18 December, 2013
Last month was a good period if you were a gold trader, a steady bear market was clearly in control and gold trended downwards steadily. Technicals seemed to be in full control and fundamental traders were certainly running away from the precious metal. So where to know for gold? Especially since in the next few hours, FOMC will be released and it's likely it will have a major impact.
Source Blackwell Global Trader
Gold certainly has taken a beating when we look at the charts, and over the last month, it most certainly has been stuck in a downward trending market.
Source Blackwell Global Trader
The weekly chart certainly helps to reinforce this trend for the past year, showing the steep decline which has led to many investors moving out of gold, and into riskier asset classes.
So where have all the investors and traders gone?

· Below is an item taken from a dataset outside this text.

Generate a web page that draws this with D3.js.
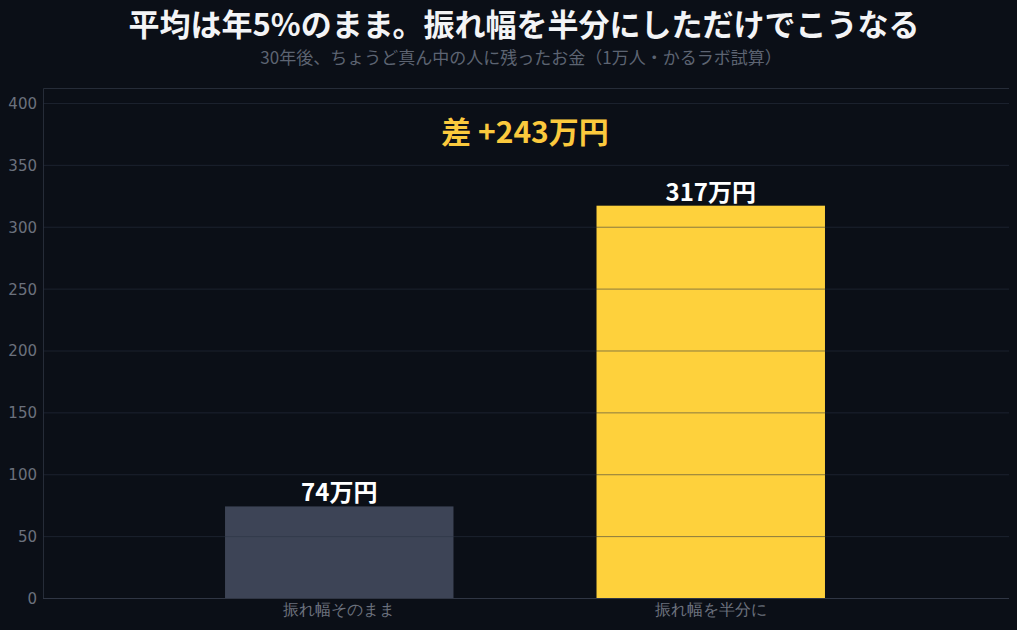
<!DOCTYPE html>
<html>
<head>
<meta charset="utf-8">
<script src="https://cdn.jsdelivr.net/npm/d3@7"></script>
<style>
  html, body { margin: 0; padding: 0; background: #0b0f17; }
  svg { display: block; font-family: "Noto Sans CJK JP", "Noto Sans", sans-serif; }
</style>
</head>
<body>
<svg width="1017" height="630"></svg>
<script>
// data
var categories = ["振れ幅そのまま", "振れ幅を半分に"];
var values = [74, 317];
var valueLabels = ["74万円", "317万円"];
var barColors = ["#3d4456", "#fed13c"];
var diffLabel = "差 +243万円";
var yTicks = [0, 50, 100, 150, 200, 250, 300, 350, 400];

var svg = d3.select("svg"),
    margin = {top: 88, right: 10, bottom: 32, left: 43},
    width = +svg.attr("width") - margin.left - margin.right,
    height = +svg.attr("height") - margin.top - margin.bottom;

// titles
svg.append("text")
    .attr("x", 524).attr("y", 36)
    .attr("text-anchor", "middle")
    .style("font-size", "31px").style("font-weight", "bold")
    .attr("fill", "#f3f4f6")
    .text("平均は年5%のまま。振れ幅を半分にしただけでこうなる");

svg.append("text")
    .attr("x", 521).attr("y", 64)
    .attr("text-anchor", "middle")
    .style("font-size", "17px")
    .attr("fill", "#5d6472")
    .text("30年後、ちょうど真ん中の人に残ったお金（1万人・かるラボ試算）");

var g = svg.append("g")
    .attr("transform", "translate(" + margin.left + "," + margin.top + ")");

var x = d3.scaleBand().range([0, width])
    .domain(categories)
    .paddingInner(0.385).paddingOuter(0.49);

var y = d3.scaleLinear().range([height, 0])
    .domain([0, d3.max(values) * 1.3]);

// bars
g.selectAll(".bar")
    .data(values)
    .enter().append("rect")
    .attr("class", "bar")
    .attr("x", function(d, i) { return x(categories[i]); })
    .attr("y", function(d) { return y(d); })
    .attr("width", x.bandwidth())
    .attr("height", function(d) { return height - y(d); })
    .attr("fill", function(d, i) { return barColors[i]; });

// grid on top of bars
var yAxis = g.append("g")
    .call(d3.axisLeft(y).tickValues(yTicks).tickSize(-width - 2).tickPadding(6));
yAxis.select(".domain").attr("stroke", "#262c38");
yAxis.selectAll(".tick line").attr("stroke", "#2a3142").attr("stroke-opacity", 0.55);
yAxis.selectAll(".tick text")
    .attr("fill", "#6b717d")
    .style("font-size", "15px")
    .style("font-family", "'DejaVu Sans', sans-serif")
    .attr("dy", "0.36em");

// x axis
var xAxis = g.append("g")
    .attr("transform", "translate(0," + height + ")")
    .call(d3.axisBottom(x).tickSize(0).tickPadding(6));
xAxis.select(".domain").attr("stroke", "#303644").attr("d", "M0,0.5H" + (width + 2));
xAxis.selectAll(".tick text")
    .attr("fill", "#6b717d")
    .style("font-size", "16px");

// value labels
g.selectAll(".vlabel")
    .data(values)
    .enter().append("text")
    .attr("class", "vlabel")
    .attr("x", function(d, i) { return x(categories[i]) + x.bandwidth() / 2; })
    .attr("y", function(d) { return y(d) - 5; })
    .attr("text-anchor", "middle")
    .attr("fill", "#ffffff")
    .style("font-size", "24px").style("font-weight", "bold")
    .text(function(d, i) { return valueLabels[i]; });

// difference annotation
g.append("text")
    .attr("x", width / 2)
    .attr("y", 55)
    .attr("text-anchor", "middle")
    .attr("fill", "#fbc93d")
    .style("font-size", "30px").style("font-weight", "bold")
    .text(diffLabel);
</script>
</body>
</html>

Well, gold has tumbled more than 27 percent for this year, and it looks likely there could be more losses ahead with a lot of major investment banks predicting lower prices – especially after QE kicks in. Additionally, hedge funds have moved out of buying gold and are more likely to be shorting it in the short term, as the worries about inflation have certainly subsided as US CPI data shows expected inflation at 1.6% for the year.
The next moving point for gold though, has the potential to be a big move. When we look at the daily chart, it becomes clearly apparent that the volatility is starting to slow down and the Bollinger bands are starting to come together. This is a clear sign that markets are anticipating FOMC and are now waiting to make a big move either up or down on the result of the meeting.

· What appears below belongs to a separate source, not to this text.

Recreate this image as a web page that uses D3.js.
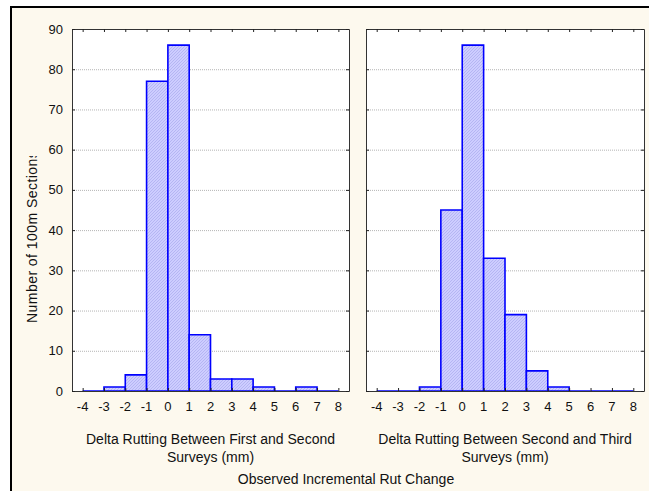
<!DOCTYPE html>
<html>
<head>
<meta charset="utf-8">
<script src="https://cdn.jsdelivr.net/npm/d3@7"></script>
<style>
  body { margin: 0; background: #ffffff; }
  svg { display: block; font-family: Arial, "Liberation Sans", sans-serif; }
</style>
</head>
<body>
<svg id="chart" width="649" height="491"></svg>
<script>
// bins are 1 mm wide, starting at these values
const binStarts = [-4, -3, -2, -1, 0, 1, 2, 3, 4, 5, 6, 7];
const firstToSecond = [0, 1, 4, 77, 86, 14, 3, 3, 1, 0, 1, 0];
const secondToThird = [0, 0, 1, 45, 86, 33, 19, 5, 1, 0, 0, 0];
const xTicks = [-4, -3, -2, -1, 0, 1, 2, 3, 4, 5, 6, 7, 8];
const yTicks = [0, 10, 20, 30, 40, 50, 60, 70, 80, 90];
const panelTitles = [
    ["Delta Rutting Between First and Second", "Surveys (mm)"],
    ["Delta Rutting Between Second and Third", "Surveys (mm)"]
];

const svg = d3.select("#chart");
const plotTop = 29, plotBottom = 391;
const panels = [
    {left: 72, right: 349, values: firstToSecond, title: panelTitles[0], yLabels: true},
    {left: 366, right: 644, values: secondToThird, title: panelTitles[1], yLabels: false}
];

// cream frame
svg.append("rect")
    .attr("x", 11).attr("y", 7)
    .attr("width", 660).attr("height", 500)
    .attr("fill", "#fdf9ee")
    .attr("stroke", "#000").attr("stroke-width", 2);

// hatch pattern for the bars
const defs = svg.append("defs");
const pat = defs.append("pattern")
    .attr("id", "hatch")
    .attr("patternUnits", "userSpaceOnUse")
    .attr("width", 3).attr("height", 3);
pat.append("rect").attr("width", 3).attr("height", 3).attr("fill", "#cdcdff");
pat.append("path").attr("d", "M0,3 L3,0 M-1,1 L1,-1 M2,4 L4,2")
    .attr("stroke", "#aeaef0").attr("stroke-width", 0.8);

const y = d3.scaleLinear().domain([0, 90]).range([plotBottom, plotTop]);

panels.forEach(function(p) {
    const x = d3.scaleLinear().domain([-4.5, 8.5]).range([p.left, p.right]);
    const g = svg.append("g");

    g.append("rect")
        .attr("x", p.left).attr("y", plotTop)
        .attr("width", p.right - p.left).attr("height", plotBottom - plotTop)
        .attr("fill", "#fff");

    // dotted grid
    g.selectAll(".grid").data(yTicks.filter(function(d) { return d > 0 && d < 90; }))
        .enter().append("line")
        .attr("x1", p.left).attr("x2", p.right)
        .attr("y1", function(d) { return y(d) + 0.5; })
        .attr("y2", function(d) { return y(d) + 0.5; })
        .attr("stroke", "#b4b4b4")
        .attr("stroke-dasharray", "1,1");

    // bars
    g.selectAll(".bar").data(binStarts)
        .enter().append("path")
        .attr("d", function(d, i) {
            const x0 = x(d), x1 = x(d + 1), y0 = y(0), y1 = y(p.values[i]);
            return "M" + x0 + "," + y0 + "V" + y1 + "H" + x1 + "V" + y0 + "Z";
        })
        .attr("fill", "url(#hatch)")
        .attr("stroke", "#0000ff")
        .attr("stroke-width", 1.6);

    // frame with inward ticks on all sides
    const tickLen = 3;
    const axes = [
        {axis: d3.axisBottom(x).tickValues(xTicks), t: "translate(0," + plotBottom + ")"},
        {axis: d3.axisTop(x).tickValues(xTicks), t: "translate(0," + plotTop + ")"},
        {axis: d3.axisLeft(y).tickValues(yTicks), t: "translate(" + p.left + ",0)"},
        {axis: d3.axisRight(y).tickValues(yTicks), t: "translate(" + p.right + ",0)"}
    ];
    axes.forEach(function(a) {
        const ag = g.append("g").attr("transform", a.t)
            .call(a.axis.tickSize(-tickLen).tickSizeOuter(0).tickFormat(""));
        ag.select(".domain").attr("stroke", "#333");
        ag.selectAll(".tick line").attr("stroke", "#222");
    });

    // x tick labels
    g.selectAll(".xl").data(xTicks)
        .enter().append("text")
        .attr("x", function(d) { return x(d); })
        .attr("y", 411)
        .attr("text-anchor", "middle")
        .attr("font-size", 13)
        .attr("fill", "#111")
        .text(function(d) { return d; });

    if (p.yLabels) {
        g.selectAll(".yl").data(yTicks)
            .enter().append("text")
            .attr("x", 63)
            .attr("y", function(d) { return y(d) + 4.5; })
            .attr("text-anchor", "end")
            .attr("font-size", 13)
            .attr("fill", "#111")
            .text(function(d) { return d; });
    }

    const cx = (p.left + p.right) / 2;
    g.append("text").attr("x", cx).attr("y", 444)
        .attr("text-anchor", "middle").attr("font-size", 14).attr("fill", "#111")
        .text(p.title[0]);
    g.append("text").attr("x", cx).attr("y", 462)
        .attr("text-anchor", "middle").attr("font-size", 14).attr("fill", "#111")
        .text(p.title[1]);
});

// shared x title
svg.append("text").attr("x", 346).attr("y", 484)
    .attr("text-anchor", "middle").attr("font-size", 14).attr("fill", "#111")
    .text("Observed Incremental Rut Change");

// y title, clipped at its top like the source
defs.append("clipPath").attr("id", "yclip")
    .append("rect").attr("x", 0).attr("y", 156).attr("width", 60).attr("height", 300);
svg.append("g")
    .attr("clip-path", "url(#yclip)")
    .append("text")
    .attr("transform", "translate(37,323) rotate(-90)")
    .attr("text-anchor", "start")
    .attr("font-size", 14)
    .attr("letter-spacing", 0.45)
    .attr("fill", "#111")
    .text("Number of 100m Sections");
</script>
</body>
</html>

What we expect from this meeting though, is a relatively dovish response from the FED. It’s likely the FED will not look to taper just yet or set an exact date as it watches economic indicators further as Yellen has already stated that she would like to see current unemployment figures improving. It’s very likely that come 2014, we will see more hawkish action from the FED as they look to get rid of QE slowly, and may even look to raise rates at the end of 2014 and start of 2015.

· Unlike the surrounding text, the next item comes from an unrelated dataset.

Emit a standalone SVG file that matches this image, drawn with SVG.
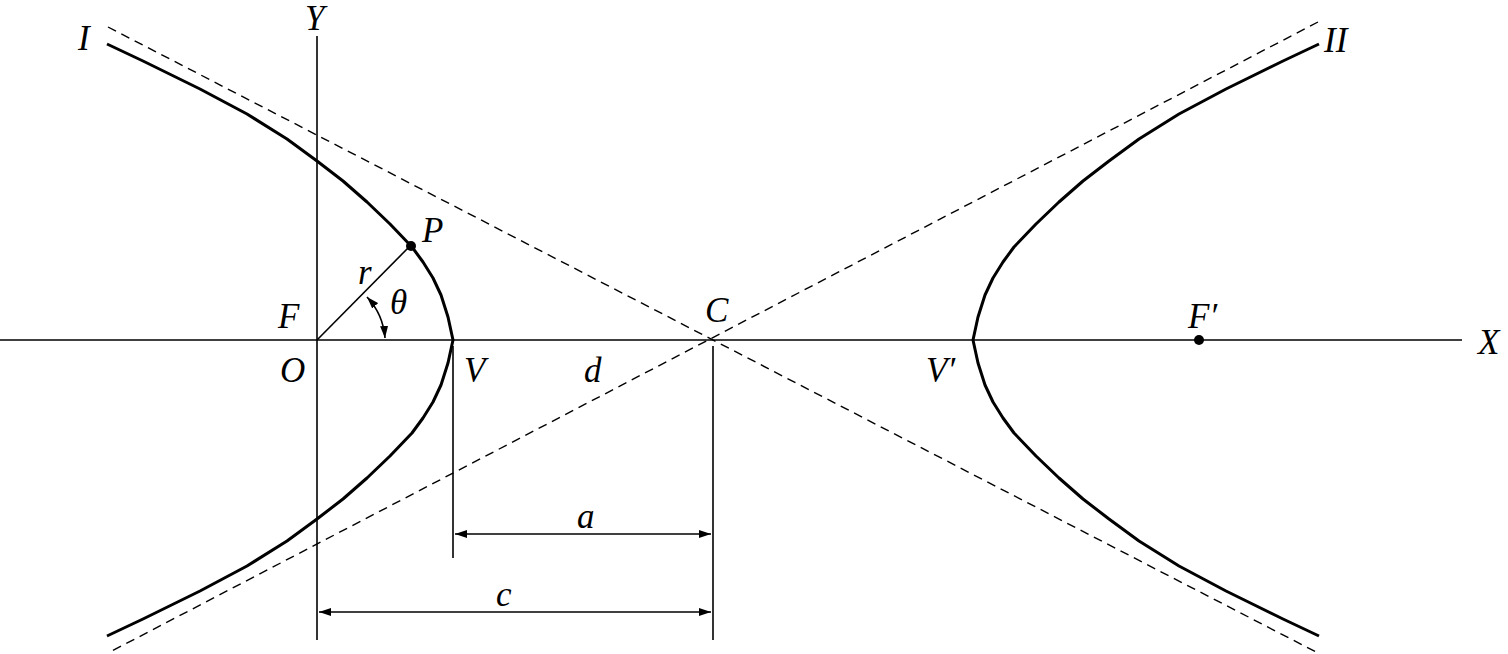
<svg xmlns="http://www.w3.org/2000/svg" width="1508" height="654" viewBox="0 0 1508 654">
<style>
.t{font-family:"Liberation Serif",serif;font-style:italic;font-size:35px;fill:#000}
.thin{stroke:#000;stroke-width:1.6;fill:none}
.thick{stroke:#000;stroke-width:3;fill:none;stroke-linejoin:round}
.dash{stroke:#000;stroke-width:1.4;fill:none;stroke-dasharray:9,6}
</style>
<defs>
<marker id="ar" viewBox="0 0 12 8" refX="12" refY="4" markerWidth="12" markerHeight="8" orient="auto-start-reverse" markerUnits="userSpaceOnUse"><path d="M0,0 L12,4 L0,8 Z" fill="#000"/></marker>
</defs>
<rect width="1508" height="654" fill="#fff"/>
<g id="axes">
<line class="thin" x1="0" y1="340" x2="1462" y2="340"/>
<line class="thin" x1="317" y1="36" x2="317" y2="640"/>
<line class="thin" x1="453" y1="346" x2="453" y2="558"/>
<line class="thin" x1="713" y1="346" x2="713" y2="640"/>
</g>
<g id="asymptotes">
<line class="dash" x1="108" y1="27" x2="1318" y2="653"/>
<line class="dash" x1="1318" y1="22" x2="108" y2="653"/>
</g>
<g id="branch-I">
<polyline class="thick" points="107,44 143,61 200,89 247,114 287,139 317,161 343,181 367,202 390,224 412,247 423,262 433,278 441,295 448,317 453,340 448,363 441,385 433,402 423,418 412,433 390,456 367,478 343,499 317,519 287,541 247,566 200,591 143,619 107,636"/>
</g>
<g id="branch-II">
<polyline class="thick" points="1319,44 1283,61 1226,89 1179,114 1139,139 1109,161 1083,181 1059,202 1036,224 1014,247 1003,262 993,278 985,295 978,317 973,340 978,363 985,385 993,402 1003,418 1014,433 1036,456 1059,478 1083,499 1109,519 1139,541 1179,566 1226,591 1283,619 1319,636"/>
</g>
<g id="connectors">
<line class="thin" x1="317" y1="340" x2="410" y2="246"/>
<path class="thin" d="M367,297 A68,68 0 0 1 385,338" marker-start="url(#ar)" marker-end="url(#ar)"/>
<line class="thin" x1="455" y1="534" x2="711" y2="534" marker-start="url(#ar)" marker-end="url(#ar)"/>
<line class="thin" x1="319" y1="612" x2="711" y2="612" marker-start="url(#ar)" marker-end="url(#ar)"/>
</g>
<g id="points">
<circle cx="411" cy="246" r="5"/>
<circle cx="1199" cy="340" r="5"/>
</g>
<g id="labels">
<text class="t" x="78" y="50">I</text>
<text class="t" x="305" y="30">Y</text>
<text class="t" x="1324" y="52">II</text>
<text class="t" x="422" y="242">P</text>
<text class="t" x="358" y="284">r</text>
<text class="t" x="390" y="314">θ</text>
<text class="t" x="278" y="328">F</text>
<text class="t" x="280" y="382">O</text>
<text class="t" x="464" y="382">V</text>
<text class="t" x="584" y="382">d</text>
<text class="t" x="705" y="322">C</text>
<text class="t" x="926" y="382">V′</text>
<text class="t" x="1188" y="328">F′</text>
<text class="t" x="1478" y="354">X</text>
<text class="t" x="577" y="528">a</text>
<text class="t" x="496" y="606">c</text>
</g>
</svg>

So what does this translate into for gold trading? Well, it’s likely that if it is dovish, which it most likely will be and markets are moving towards it, we will see a jump in gold prices. Current resistance levels are placed at 1252.00 and 1262.00, any higher push seems unlikely due to how gold seems to really stay in between Bollinger bands and generally pulls back after a breakout.
Although today is likely to be dovish and might lead to a jump, the long term still looks negative for gold, as the general trend line shows on the weekly chart. Long term, it's not so good for the precious metal. Further action from the FED in removing QE is inevitable and markets are itching to knock gold even lower on that news when it arrives. For now though, it's just a matter of time.